The Power of Honey

There’s a difference between raw honey and the kind typically found in stores

By Deborah Jeanne Sergeant

Stirred into tea, spread on toast, blended into a smoothie or drizzled on plain yogurt, honey provides sweet flavor to meals. In addition, the ancient sweetener provides many other benefits.

“Honey is filled with antioxidants and can boost your overall health and immune system,” said
Jillian Barrett, co-owner of BeeKind, LLC, a home décor and local goods shop in Syracuse that carries local honey from Hiwire Honeybees in LaFayette. “Honey has antibacterial and antiseptic properties making it beneficial to be ingested or be used topically.”

Barrett recommends it for sore throats, as does The World Health Organization and American Academy of Pediatrics. Compared with medicinal-tasting cough syrup, honey is pleasanter for children to take. However, children less than 1 year old should not ingest honey because of the risk of botulism because of traces of bacteria in honey. It poses no risk for children older than 1 or pregnant women.

Raw honey and the type typically found in grocery stores are different, as the latter is pasteurized. Raw honey still has pollen traces in it and that has been found beneficial. Buying honey explicitly labeled as raw can ensure those properties are intact.

“Local, raw honey, like that from Hiwire Honeybees, can help with seasonal allergies,” Barrett said. “This is due to ingesting honey containing pollen found in your area making you less sensitive to it.”

Though honey does offer many benefits, since it is a sweetener, eating it in moderation is important.

Honey’s topical uses have been well-known for millennia—and it is still in use that way today.

Raw manuka honey is said to be especially beneficial for pressure ulcers and wounds because of its ability to promote healing. It is made by bees gathering nectar from manuka plants, which are native to New Zealand.

“Honey does have some significant therapeutic benefits for the skin,” said Ramsey Farah, dermatologist with Farah Dermatology & Cosmetics in Syracuse. “In our practice, we often use it for chronic wounds and a part of our treatment strategies for healing.”

In addition to its wound healing capabilities, honey is gentle. In fact, Nancy Samuel, RN and managing partner at Sedora Spa in Syracuse, said some of her spa’s products contain honey for its ability to calm and hydrate the skin.

“It’s definitely great for healing and anti-inflammatory properties,” she said.

So how is honey made?

• From Bee
Honey starts as flower nectar collected by bees, which gets broken down into simple sugars stored inside the honeycomb.
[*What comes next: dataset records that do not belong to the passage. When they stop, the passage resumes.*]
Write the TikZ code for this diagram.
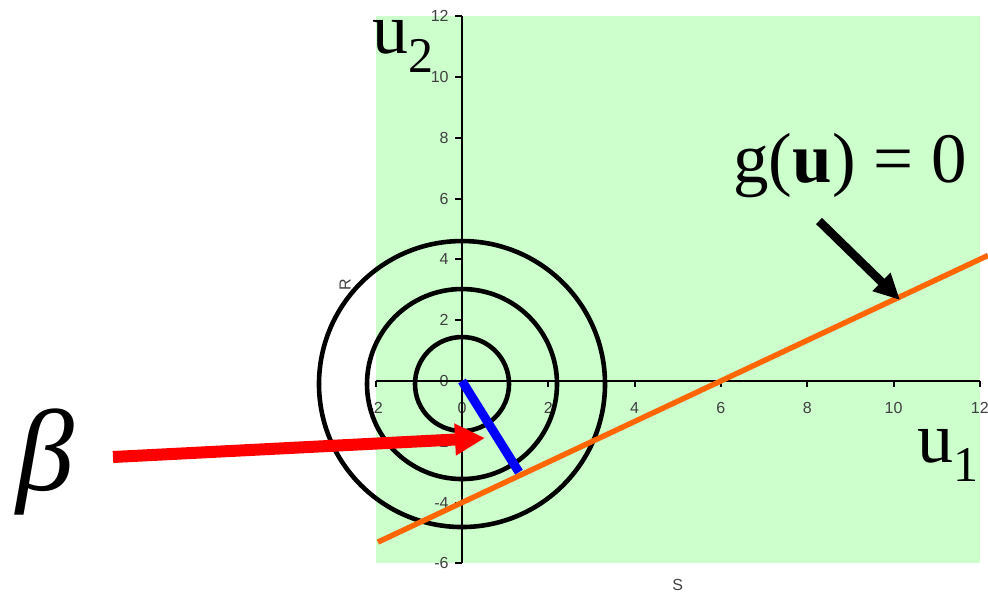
\documentclass[tikz,border=0pt]{standalone}
\usepackage{fontspec}
\setmainfont{Liberation Serif}
\setsansfont{Liberation Sans}
\usetikzlibrary{positioning,calc,arrows.meta}
\definecolor{plotgreen}{RGB}{204,255,204}
\definecolor{lineorange}{RGB}{255,102,0}
\newcommand{\lowsub}[1]{\raisebox{-9.5pt}{\fontsize{25}{25}\selectfont #1}}
\tikzset{AXIS/.style={line width=1pt}}
\tikzset{TICKLBL/.style={font=\sffamily\fontsize{8}{8}\selectfont, text=black!75, inner sep=0pt}}
\tikzset{BIGLBL/.style={font=\fontsize{36}{36}\selectfont, inner sep=0pt, anchor=base west}}
\tikzset{LEVEL/.style={line width=2.3pt}}
\tikzset{ARROW/.style={line width=6pt, -{Triangle[length=15pt,width=15pt]}}}

\begin{document}
\begin{tikzpicture}[x=0.5pt,y=-0.5pt]
\useasboundingbox (0,0) rectangle (988,597);

\begin{scope}[shift={(462,381)},x=21.575pt,y=15.2pt]
\fill[plotgreen] (-2,-6) rectangle (12,12);

\foreach \x [count=\i] in {-2,0,...,12} {
  \draw[AXIS] (\x,0) -- ++(0,-3pt);
  \node[TICKLBL] (n_xtick\i) at ($(\x,0)+(0,-13.5pt)$) {\x};
}
\foreach \y [count=\i] in {-6,-4,...,12} {
  \draw[AXIS] (0,\y) -- ++(-3.5pt,0);
  \node[TICKLBL, anchor=east] (n_ytick\i) at ($(0,\y)+(-6.5pt,0)$) {\y};
}
\draw[AXIS] (-2,0) -- (12,0);
\draw[AXIS] (0,-6) -- (0,12);

\node[TICKLBL, rotate=90] (n_rlabel) at (-2.71,3.16) {R};
\node[TICKLBL] (n_slabel) at (5,-6.71) {S};

\coordinate (c_center) at (0,-0.1);
\foreach \r in {23.5pt,47.5pt,71.5pt}
  \draw[LEVEL] (c_center) circle[radius=\r];

\coordinate (c_line_start) at (-1.95,-5.3);
\coordinate (c_line_end) at (12.19,4.13);
\draw[line width=2.7pt, lineorange] (c_line_start) -- (c_line_end);

\coordinate (c_origin) at (0,0);
\coordinate (c_foot) at (1.32,-3.0);
\draw[line width=4.5pt, blue] (c_origin) -- (c_foot);
\end{scope}

\coordinate (c_beta_tail) at (113,457);
\coordinate (c_beta_tip) at (485,438);
\draw[ARROW, red] (c_beta_tail) -- (c_beta_tip);

\coordinate (c_g_tail) at (819,221);
\coordinate (c_g_tip) at (900,300);
\draw[ARROW, line width=4.3pt, -{Triangle[length=13pt,width=12pt]}] (c_g_tail) -- (c_g_tip);

\node[BIGLBL, text height=0.47em] (n_u2) at (372,54) {u\lowsub{2}};
\node[BIGLBL, text height=0.47em] (n_u1) at (917,462) {u\lowsub{1}};
\node[BIGLBL, font=\fontsize{35.5}{35.5}\selectfont] (n_g) at (733,183) {g(\textbf{u}) = 0};
\node[BIGLBL, font=\itshape\fontsize{58}{58}\selectfont] (n_beta) at (16,490) {β};

\end{tikzpicture}
\end{document}
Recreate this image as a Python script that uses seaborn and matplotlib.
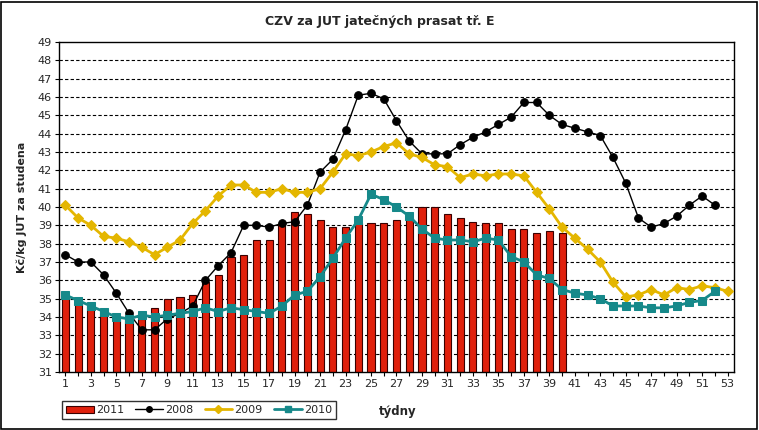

The design of the honeycomb and constant fanning of the bees’ wings causes evaporation, creating sweet liquid honey. Honey’s color and flavor vary based on the nectar collected by the bees. For example, honey made from orange blossom nectar might be light in color, whereas honey from avocado or wildflowers might have a dark amber color.

• To Hive
On average, a hive will produce about 65 pounds of surplus honey each year. Beekeepers harvest it by collecting the honeycomb frames and scraping off the wax cap that bees make to seal off honey in each cell. Once the caps are removed, the frames are placed in an extractor, a centrifuge that spins the frames, forcing honey out of the comb.

• To Home
After the honey is extracted, it’s strained to remove any remaining wax and other particles. Some beekeepers and bottlers might heat the honey to make this process easier, but that doesn’t alter the liquid’s natural composition.

After straining, it’s time to bottle, label and bring it to you. It doesn’t matter if the container is glass or plastic or if the honey is purchased at the grocery store or farmers’ market. If the ingredient label says, “pure honey,” nothing was added from bee to hive to bottle.